These
cattle-like ungulates have massive low sweeping horns and move in small to very large
herds, often over 400 strong, especially in the
Kafue
and South Luangwa National Parks. There
smaller bachelor herds of four to five. Occasionally solitary ones known as
kakuli live alone and do not associate with the larger breeding herds. During
the dry season they are the preferred prey of lion. They can sometimes be seen wallowing
in mud pools which is essentially a cleansing technique that rids them of skin parasites
and provides them with a caked mud barrier against further insect attacks.
If attacked, the adults in the herd form a
circle around the young and face outward. By lowering their heads and
presenting a solid barrier of sharp horns, it is difficult for predators
to seize a calf.
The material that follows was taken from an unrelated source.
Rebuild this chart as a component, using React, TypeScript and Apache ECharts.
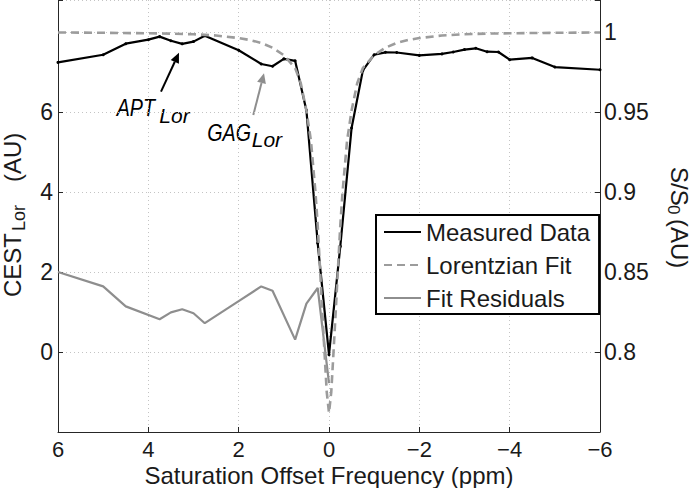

This effective group defense even allows blind and
crippled members of the herd to survive. Thus predators do not have a
major impact on buffalo herds; it is the old, solitary-living males that
are most likely to be taken by lions.
Outside
the national parks in East Africa, buffaloes frequently come into conflict
with human interests. They break fences and raid cultivated crops and may
spread bovine diseases to domestic stock. They are still numerous in many
parts of East Africa, even though they have been periodically devastated
by the rinderpest virus. In other areas of Africa, buffaloes have been
eliminated or their numbers greatly reduced.
Sight and hearing are both
rather poor, but scent is well developed in buffaloes. Although quiet for
the most part, the animals do communicate. In mating seasons they grunt and
emit hoarse bellows. A calf in danger will bellow mournfully, bringing herd
members running at a gallop to defend it.